Beauty is flaunting itself everywhere in Komodo, but it lies deep within the muck dives if you are open to the challenge of finding it.  I have noticed all too often divers surfacing before their 60 minutes are up in exasperation because muck dive sites are not “pretty”.  To me, there is something compelling about these dives even though they at first may appear to be desolate.  The dive guides always find something, so I take on these dives as a personal challenge to hunt as they do and persevere until the end of the 60 minutes as if I might find something awesome too!  An easy afternoon muck dive at Wainilu proved exactly this point.  For about the first 30 minutes of this dive, I felt as if I was immersed in a black and white photo, as there was low visibility and little sunlight.  And then finally, a radiant spot of color, a yellow-ridged ceratosoma, appeared on the coral rubble.  More nudibranchs came after that, including a huge, lumbering solar powered phyllodesmium longicirrum.  Finally, our dive guide, digging through the coral rubble, uncovered a spiny tiger shrimp, one that I could actually see without a magnifying glass.

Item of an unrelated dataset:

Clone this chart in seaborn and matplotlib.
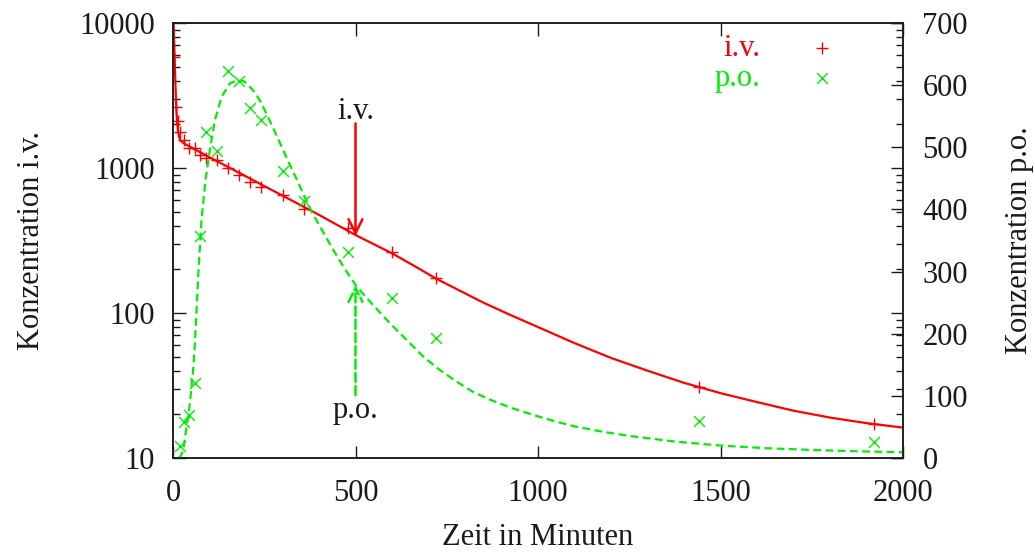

That feeling that a dinosaur would appear at any moment followed me throughout the trip, but it was especially on the night dives that I felt totally immersed in the primordial soup that is Komodo.  Coral Garden is a name that sounds innocuous enough, but it was here that tiny bioluminescent beings hurled themselves at us at night.  No one had a name for these creatures pulsating orange light, but I was clearly not the only one seeing them.  At Torpedo Point in Horseshow Bay, I finally made a find that even the dive guide envied.  Just as I reached the bottom, my flashlight beam caught a juvenile ornate ghost pipefish bouncing vertically over the sand as if its nose were too heavy.  Our Incredible for the night dive quickly evened the score by finding the parent to the juvenile and then essentially outscored us by making torpedo rays appear out of the sand, revealing hidden shrimp in basket sea stars, and coercing delicate crabs out of their soft coral hideouts.  Evolution seems to have a complete lack of any rational purpose when you evaluate the diversity of the creatures on these night dives.

And at the end of a night dive, you surface under an unadulterated spectacle of the stars.  In a place like Komodo, where there is no interference from man-made light, I could use even a weak flashlight, point to a star, and feel as if the beam of light reaches all the way into outer space and actually touches it.  It occurred to me then that the magical life of Komodo might be created by some sort of a chemical reaction requiring the components of seawater and volcanoes and is ignited by sun-, star-, and moonlight.

We were once again anchored in the harbor of Labuan Bajo, and Komodo and Rinca, Sangeang and Sumbawa were all new “is this even on Google maps” destinations that I had traveled to.  Only the domestic flight remained.  We had news that there had been an incident two days before where a cow wandered inadvertently in front of a jet that had just landed at the airport (the unpredictable).  While no one was hurt, the plane was damaged, and this meant a delay as the airlines was catching up for the lack of flights on the two previous days.  Considering these circumstances, I was, of course, anxious about the flight, but as we finally safely left the ground, I was more anxious about leaving Komodo and not ever returning.